The Empress of Fashion, Miss Eleanor Lambert

Bras Croisé
3 min readNov 28, 2014

Before there was the Fashion Week, before there was Oscar de la Renta, Bill Blass, Calvin Klein and Helston, before there was the CFDA, before there was the Best Dressed List, there was just her, Eleanor Lambert Berkson. She may have started her career as a publicist, but it didn’t take long to be established as the Empress of Fashion or the Empress of Seventh Avenue. It was her that made American Fashion international and New York the capital of fashion. It’s been 11 years since she died, but the legacy she left to the fashion world, will be eternal.

The List. In 1940, Eleanor Lambert, found the International Best Dressed List. It’s about an annual list of the best wardrobes in the world where editors and people of fashion vote and nominate the most stylish of them. For the history, that list is an expanded version of the Parisian world’s ten best-dress women, in the 1920s. Back to the 40s, the International Best Dressed List was something really innovative in the history of fashion and 74 years later, is still a great honor to be a part of it.

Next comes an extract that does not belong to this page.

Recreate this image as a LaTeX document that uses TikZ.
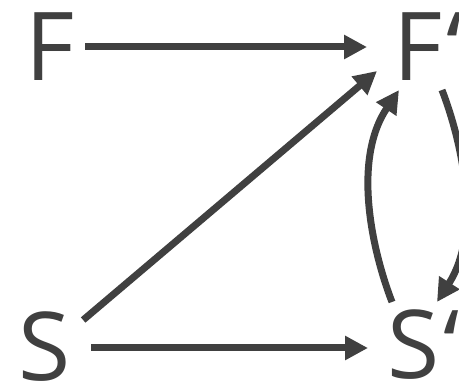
\documentclass[tikz,border=0pt]{standalone}
\usepackage{fontspec}
\setmainfont{Open Sans}
\usetikzlibrary{arrows.meta,calc}
\definecolor{ink}{HTML}{404040}
\begin{document}
\begin{tikzpicture}[x=1pt,y=-1pt,
  lbl/.style={inner sep=0pt, outer sep=0pt, text height=68pt, text depth=0pt,
    font=\fontsize{95}{95}\selectfont, text=ink, anchor=west},
  arr/.style={draw=ink, line width=7pt, -{Triangle[length=23pt,width=23pt]}}]
\useasboundingbox (0,0) rectangle (459,382);
\node[lbl] (F) at (25,47) {F};
\node[lbl] (Fp) at (393,47) {F\kern4pt‘};
\node[lbl] (S) at (18,347) {S};
\node[lbl] (Sp) at (387,345) {S\kern4pt‘};
\draw[arr, shorten <=11pt, shorten >=26pt] (F.east) -- (F.east -| Fp.west);
\draw[arr, shorten <=21pt, shorten >=19pt] (S.east) ++(0,1) -- ($(S.east -| Sp.west)+(0,1)$);
\draw[arr] ($(S.east)+(13,-27)$) -- ($(Fp.west)+(-16,24)$);
\draw[arr] ($(Sp.north west)+(5,-9)$) .. controls +(-20,-52) and +(-47,70) .. ($(Fp.south west)+(6,9)$);
\draw[arr] ($(Fp.south west)+(49,9)$) .. controls +(20,52) and +(45,-70) .. ($(Sp.north west)+(50,-9)$);
\end{tikzpicture}
\end{document}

Months before she died, she had left the control of the International Best Dressed List in the Vanity Fair’s editors.

The Fashion Week. While the French designers ruled the fashion world back to the 1940s, Miss Lambert unerringly believed that American designers deserved to be showcased equally as the French. So, in 1943 was introduced the idea of Fashion Weeks. Primarily, it was called “Press Week” and the shows were only for fashion journalisms. Held twice a year, the Press Week was such a success, that fashion magazines like Vogue, which was full of the French fashion, progressively introduced to everyone American designs. It was the time New York has been established among the fashion capitals internationally.

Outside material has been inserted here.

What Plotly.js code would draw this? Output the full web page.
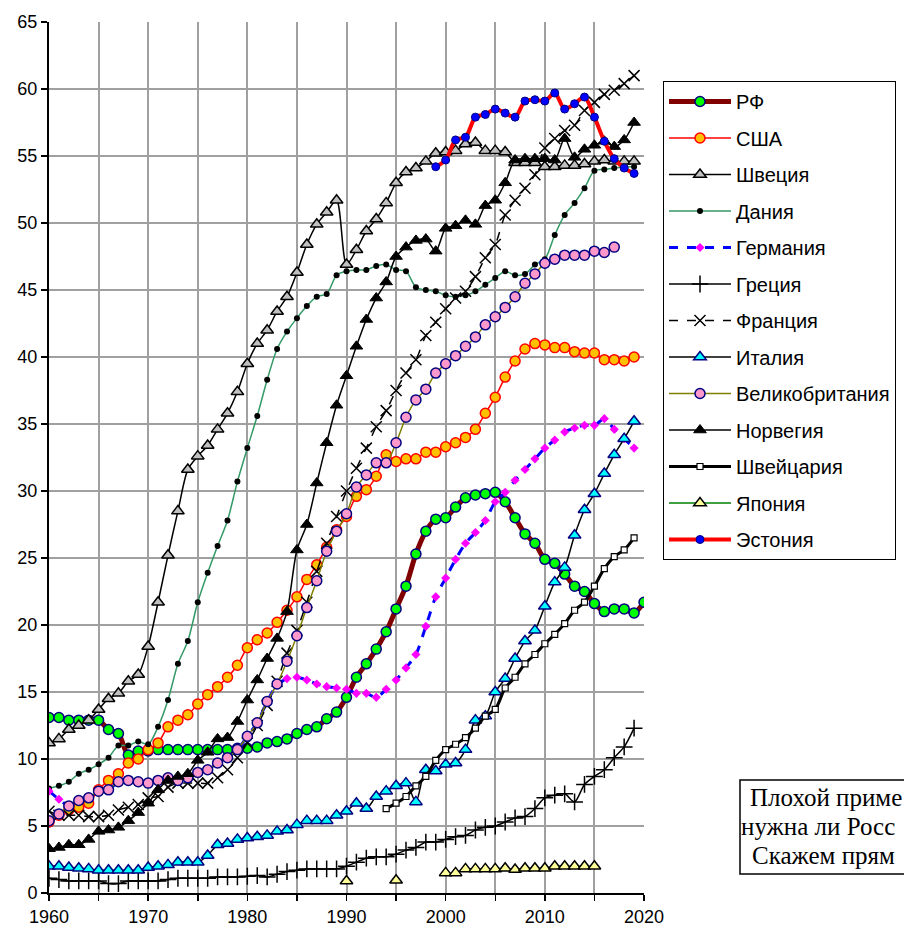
<!DOCTYPE html>
<html>
<head>
<meta charset="utf-8">
<script src="https://cdn.plot.ly/plotly-3.0.1.min.js"></script>
<style>
html,body{margin:0;padding:0;background:#fff;}
#chart{width:904px;height:931px;}
</style>
</head>
<body>
<div id="chart"></div>
<script>
// Series names (legend order)
const seriesNames = ['РФ','США','Швеция','Дания','Германия','Греция','Франция','Италия','Великобритания','Норвегия','Швейцария','Япония','Эстония'];

// x-axis ticks
const tickYears = [1960,1965,1970,1975,1980,1985,1990,1995,2000,2005,2010,2015,2020];
const tickLabels = ['1960','','1970','','1980','','1990','','2000','','2010','','2020'];

// Values (start year + yearly values)
const russiaStart = 1960;
const russia = [13.1,13.1,12.9,12.9,12.9,12.9,12.2,11.9,10.3,10.6,
  10.6,10.7,10.7,10.7,10.7,10.7,10.7,10.7,10.7,10.8,
  10.8,10.9,11.2,11.3,11.5,11.9,12.2,12.4,13.0,13.5,
  14.6,16.1,17.1,18.2,19.5,21.2,22.9,25.3,27.0,27.9,
  28.0,28.8,29.5,29.7,29.8,29.9,29.2,28.0,26.8,26.1,
  24.9,24.6,23.8,22.9,22.5,21.6,21.0,21.2,21.2,20.9,
  21.7];

const usaStart = 1960;
const usa = [5.3,5.8,6.2,6.4,6.7,7.7,8.4,8.9,9.7,10.0,
  10.7,11.2,12.4,12.9,13.3,14.1,14.8,15.4,16.1,17.0,
  18.3,18.9,19.4,20.2,21.1,22.1,23.4,24.5,25.8,27.1,
  28.1,29.6,30.1,31.1,32.7,32.2,32.4,32.4,32.9,32.9,
  33.3,33.6,34.0,34.6,35.8,37.0,38.5,39.7,40.6,41.0,
  40.9,40.7,40.7,40.4,40.3,40.3,39.8,39.8,39.7,40.0];

const swedenStart = 1960;
const sweden = [11.2,11.5,12.2,12.5,12.9,13.7,14.5,14.9,15.8,16.3,
  18.4,21.7,25.2,28.5,31.6,32.6,33.4,34.6,35.8,37.4,
  39.5,41.0,42.0,43.4,44.5,46.3,48.4,49.9,50.8,51.7,
  46.9,48.0,49.4,50.3,51.5,53.0,53.8,54.1,54.6,55.2,
  55.3,55.4,55.9,56.0,55.4,55.4,55.3,54.5,54.5,54.5,
  54.2,54.2,54.3,54.3,54.4,54.6,54.7,54.6,54.6,54.6];

const denmarkStart = 1960;
const denmark = [7.8,8.0,8.3,8.9,9.2,9.6,10.1,11.0,11.0,11.3,
  11.1,12.4,14.4,17.1,18.8,21.7,23.9,25.9,27.8,30.7,
  33.2,35.6,38.3,40.6,41.9,42.9,43.8,44.5,44.7,46.1,
  46.4,46.5,46.5,46.8,46.9,46.5,46.4,45.2,45.0,44.9,
  44.6,44.5,44.6,44.9,45.4,45.9,46.4,46.1,46.2,46.9,
  47.3,49.1,50.6,51.5,52.6,53.9,54.0,54.1,54.2,54.2];

const germanyStart = 1960;
const germany = [7.6,7.0,6.5,6.9,7.1,7.6,7.7,8.3,8.4,8.3,
  8.2,8.4,8.6,8.4,8.6,9.0,9.2,9.7,10.1,10.7,
  11.7,12.7,14.3,15.5,16.0,16.1,15.9,15.6,15.4,15.3,
  15.2,14.9,14.9,14.6,15.2,15.9,16.8,17.8,19.9,22.1,
  23.5,24.9,26.1,26.9,27.8,29.2,29.9,30.8,31.6,32.4,
  33.2,33.8,34.4,34.7,34.9,34.9,35.4,34.6,33.9,33.2];

const greeceStart = 1960;
const greece = [1.1,1.0,0.9,0.9,0.9,0.9,0.7,0.7,0.9,0.9,
  0.9,0.9,1.0,1.1,1.1,1.1,1.1,1.2,1.2,1.2,
  1.25,1.3,1.2,1.4,1.6,1.7,1.8,1.8,1.8,1.8,
  2.0,2.3,2.6,2.7,2.7,2.9,3.2,3.4,3.8,3.8,
  4.0,4.2,4.3,4.7,4.9,5.0,5.3,5.6,5.7,6.3,
  7.1,7.3,7.4,6.8,8.1,8.7,9.2,10.1,10.9,12.3];

const franceStart = 1960;
const france = [6.1,5.8,5.8,5.8,5.7,5.7,5.8,6.2,6.4,6.6,
  7.1,7.2,7.9,8.2,8.2,8.2,8.2,8.6,9.2,10.1,
  11.2,12.5,14.0,15.8,17.9,19.6,21.7,24.0,26.1,28.1,
  30.0,31.7,33.2,34.8,36.0,37.5,38.8,39.8,41.6,42.6,
  43.6,44.4,44.9,46.0,47.4,48.4,50.6,51.7,52.6,53.6,
  55.6,56.3,56.9,57.3,58.4,59.0,59.6,59.9,60.4,61.0];

const italyStart = 1960;
const italy = [2.0,2.0,1.9,1.85,1.8,1.7,1.7,1.7,1.7,1.7,
  1.9,2.0,2.1,2.3,2.3,2.3,2.8,3.6,3.7,4.0,
  4.1,4.2,4.3,4.6,4.7,5.1,5.4,5.4,5.4,5.8,
  6.1,6.7,6.3,7.2,7.6,8.0,8.2,6.8,9.2,9.1,
  9.6,9.7,10.7,12.9,13.2,15.0,16.0,17.5,18.8,19.6,
  21.4,23.2,24.3,26.7,28.6,29.8,31.3,32.7,33.9,35.2];

const ukStart = 1960;
const uk = [5.4,5.9,6.5,6.9,7.1,7.6,7.7,8.3,8.4,8.3,
  8.2,8.4,8.6,8.4,8.6,9.0,9.2,9.7,10.1,10.7,
  11.7,12.7,14.3,15.6,17.3,19.2,21.3,23.3,25.5,27.0,
  28.3,30.3,31.2,32.1,32.1,33.6,35.5,36.8,37.6,38.8,
  39.5,40.1,40.8,41.5,42.4,43.0,43.7,44.5,45.5,46.2,
  47.0,47.3,47.6,47.6,47.6,47.9,47.8,48.2];

const norwayStart = 1960;
const norway = [3.3,3.4,3.6,3.6,4.0,4.6,4.7,4.9,5.4,6.0,
  6.7,7.7,8.4,8.7,8.9,9.9,10.5,11.5,11.6,12.8,
  14.4,15.9,17.5,19.0,21.0,25.6,27.5,30.6,33.6,36.4,
  38.6,40.8,42.8,44.4,45.6,47.5,48.2,48.7,48.8,47.9,
  49.6,49.8,50.2,49.9,51.3,51.7,53.0,54.7,54.8,54.8,
  54.8,54.7,56.3,54.9,55.5,55.8,56.1,55.7,56.2,57.5];

const swissStart = 1994;
const swiss = [6.3,6.7,7.2,8.0,8.7,9.9,10.7,11.1,11.6,12.3,
  13.2,13.7,15.3,16.1,17.1,17.8,18.6,19.3,20.1,21.1,
  21.7,22.9,24.2,25.1,25.6,26.5];

const japanStart = 1990;
const japan = [0.9,null,null,null,null,0.95,null,null,null,null,
  1.5,1.5,1.8,1.8,1.8,1.8,1.85,1.75,1.85,1.85,
  1.85,2.0,2.0,2.0,2.0,2.0];

const estoniaStart = 1999;
const estonia = [54.2,54.7,56.2,56.4,57.9,58.1,58.5,58.2,57.9,59.1,
  59.2,59.1,59.7,58.5,58.9,59.4,57.9,56.1,54.8,54.1,53.7];

// Note box text (visible part)
const noteLines = ['Плохой приме', 'нужна ли Росс', 'Скажем прям'];

function yearsFrom(start, arr){ return arr.map((_, i) => start + i); }

const styles = [
  {line:{color:'#800000',width:5}, marker:{symbol:'circle',size:10,color:'#00FF00',line:{color:'#000080',width:1.5}}},
  {line:{color:'#FF0000',width:1.5}, marker:{symbol:'circle',size:10,color:'#FFC000',line:{color:'#FF0000',width:1.5}}},
  {line:{color:'#000000',width:1.5}, marker:{symbol:'triangle-up',size:11,color:'#C0C0C0',line:{color:'#000000',width:1.5}}},
  {line:{color:'#339966',width:1.5}, marker:{symbol:'circle',size:6,color:'#000000',line:{color:'#000000',width:0}}},
  {line:{color:'#0000FF',width:3,dash:'dash'}, marker:{symbol:'diamond',size:7,color:'#FF00FF',line:{color:'#FF00FF',width:0}}},
  {line:{color:'#000000',width:1.5}, marker:{symbol:'cross-thin',size:12,color:'#000000',line:{color:'#000000',width:1.5}}},
  {line:{color:'#000000',width:1.5,dash:'dash'}, marker:{symbol:'x-thin',size:11,color:'#000000',line:{color:'#000000',width:1.5}}},
  {line:{color:'#000000',width:1.5}, marker:{symbol:'triangle-up',size:11,color:'#00FFFF',line:{color:'#000080',width:1.5}}},
  {line:{color:'#808000',width:1.5}, marker:{symbol:'circle',size:10,color:'#FF99CC',line:{color:'#000080',width:1.5}}},
  {line:{color:'#000000',width:1.5}, marker:{symbol:'triangle-up',size:11,color:'#000000',line:{color:'#000000',width:1}}},
  {line:{color:'#000000',width:3}, marker:{symbol:'square',size:6,color:'#FFFFFF',line:{color:'#000000',width:1.2}}},
  {line:{color:'#008000',width:1.5}, marker:{symbol:'triangle-up',size:11,color:'#FFFF99',line:{color:'#000000',width:1.5}}},
  {line:{color:'#FF0000',width:4}, marker:{symbol:'circle',size:8,color:'#0000FF',line:{color:'#000080',width:1}}}
];

const seriesData = [
  [russiaStart,russia],[usaStart,usa],[swedenStart,sweden],[denmarkStart,denmark],
  [germanyStart,germany],[greeceStart,greece],[franceStart,france],[italyStart,italy],
  [ukStart,uk],[norwayStart,norway],[swissStart,swiss],[japanStart,japan],[estoniaStart,estonia]
];

const traces = seriesData.map((d, i) => ({
  type:'scatter', mode:'lines+markers',
  name: seriesNames[i], legendgroup:'g'+i,
  x: yearsFrom(d[0], d[1]), y: d[1],
  connectgaps:false,
  line: Object.assign({shape:'spline', smoothing:0.8}, styles[i].line),
  marker: styles[i].marker,
  hoverinfo:'x+y+name'
}));

const L = 49, R = 260, T = 22, B = 38;
const W = 904, H = 931;
const pw = W - L - R, ph = H - T - B;
function px2x(px){ return (px - L) / pw; }
function py2y(py){ return (H - B - py) / ph; }

const annotations = noteLines.map((txt, i) => ({
  xref:'paper', yref:'paper',
  x: px2x([748, 739, 750][i]), y: py2y([797, 826, 855][i]),
  xanchor:'left', yanchor:'middle', showarrow:false,
  text: txt,
  font:{family:'Liberation Serif, Times New Roman, serif', size:25, color:'#000'}
}));

const layout = {
  width: W, height: H,
  margin:{l:L, r:R, t:T, b:B, autoexpand:false},
  paper_bgcolor:'#fff', plot_bgcolor:'#fff',
  font:{family:'Liberation Sans, Arial, sans-serif', color:'#000'},
  showlegend:true,
  legend:{
    x: px2x(663), y: py2y(81), xanchor:'left', yanchor:'top',
    bgcolor:'#fff', bordercolor:'#000', borderwidth:1,
    font:{size:20, family:'Liberation Sans, Arial, sans-serif'},
    traceorder:'grouped', tracegroupgap:7.5, itemwidth:62,
    itemclick:false
  },
  xaxis:{
    range:[1960,2020], tickmode:'array', tickvals:tickYears, ticktext:tickLabels,
    showgrid:true, gridcolor:'#a0a0a0', gridwidth:2,
    showline:true, linecolor:'#000', linewidth:2, mirror:false,
    ticks:'outside', ticklen:6, tickwidth:1.5, tickcolor:'#000',
    zeroline:false, tickfont:{size:18}
  },
  yaxis:{
    range:[0,65], tickmode:'linear', tick0:0, dtick:5,
    showgrid:true, gridcolor:'#a0a0a0', gridwidth:2,
    showline:true, linecolor:'#000', linewidth:2,
    ticks:'outside', ticklen:6, tickwidth:1.5, tickcolor:'#000',
    zeroline:false, tickfont:{size:18}
  },
  shapes:[{
    type:'rect', xref:'paper', yref:'paper', layer:'above',
    x0: px2x(740), x1: px2x(1000), y0: py2y(874), y1: py2y(780),
    line:{color:'#000', width:1.5}, fillcolor:'#fff'
  }],
  annotations: annotations
};

Plotly.newPlot('chart', traces, layout, {staticPlot:true, displayModeBar:false});
</script>
</body>
</html>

The CFDA. As we said, Miss Lambert believed in the American designers and she was always trying to convince the world that American fashion industry was as influential as its international counterparts. The Council of Fashion Designers of America is an undeniable proof of that effort, which she found in 1962 and ran it for more than a decade. A couple of years before she died, in 2001 the CFDA created The Eleanor Lambert Awardwhich is awarded for “a unique contribution to the world of fashion and/or deserves the industry’s special recognition” as it’s written by John Tiffany for the history of the CFDA.

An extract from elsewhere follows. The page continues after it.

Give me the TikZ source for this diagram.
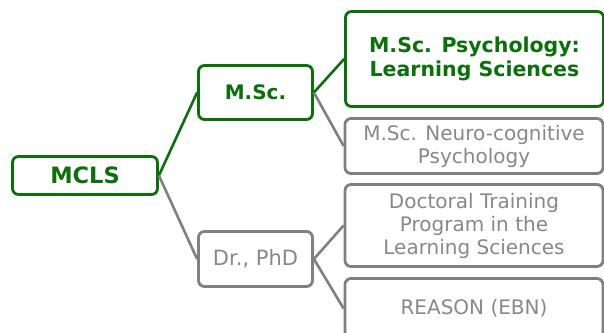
\documentclass[tikz,border=0pt]{standalone}
\usepackage{fontspec}
\setmainfont{DejaVu Sans}
\definecolor{grn}{RGB}{10,112,10}
\definecolor{gry}{RGB}{128,128,128}
\definecolor{gtxt}{RGB}{136,136,136}
\begin{document}
\begin{tikzpicture}[x=1pt,y=-1pt,
  box/.style={draw, line width=2.8pt, rounded corners=6pt, fill=white, inner sep=0pt, align=center},
  gbox/.style={box, draw=grn, text=grn, font=\bfseries\fontsize{20}{24}\selectfont},
  ybox/.style={box, draw=gry, text=gtxt, font=\fontsize{20}{23}\selectfont},
  gline/.style={draw=grn, line width=2.6pt},
  yline/.style={draw=gry, line width=2.6pt}]
\useasboundingbox (0,0) rectangle (604,332);
\node[gbox, minimum width=145pt, minimum height=38pt, font=\bfseries\fontsize{22.5}{26}\selectfont] (mcls) at (85,175.5) {MCLS};
\node[gbox, minimum width=114pt, minimum height=54pt] (msc) at (255.5,92.5) {M.Sc.};
\node[ybox, minimum width=114pt, minimum height=55pt, font=\fontsize{21}{24}\selectfont] (phd) at (255.5,259) {Dr., PhD};
\node[gbox, minimum width=258pt, minimum height=95pt, font=\bfseries\fontsize{20.5}{24}\selectfont] (psy) at (474.5,59) {M.Sc. Psychology:\\Learning Sciences};
\node[ybox, minimum width=258pt, minimum height=55pt] (neuro) at (474,146) {M.Sc. Neuro-cognitive\\Psychology};
\node[ybox, minimum width=258pt, minimum height=82pt] (doc) at (474,225.5) {Doctoral Training\\Program in the\\Learning Sciences};
\node[ybox, minimum width=258pt, minimum height=60pt] (rea) at (474,308.5) {REASON (EBN)};
\draw[gline] (mcls.east) -- (msc.west);
\draw[yline] (mcls.east) -- (phd.west);
\draw[gline] (msc.east) -- (psy.west);
\draw[yline] (msc.east) -- (neuro.west);
\draw[yline] (phd.east) -- (doc.west);
\draw[yline] (phd.east) -- (rea.west);
\end{tikzpicture}
\end{document}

While her motto was “don’t look back”, Miss Eleanor Lambert spent her entire life trying to establish the American fashion among the other fashion capitals, and she made it with a great success. Some of the most talented American designers, such as Norman Norell, Oscar de La Renta, Calvin Klein, Bill Blass, Anne Klein, owe their outshine mostly to her. With her trademark turbans and outsize jewelry, Eleanor Lambert Berkson, as it’s her full name, was, is and will be one of the most influential women in the American fashion industry. She died at her home on the Upper East Side of Manhattan on October 7, 2003 at the age of 100.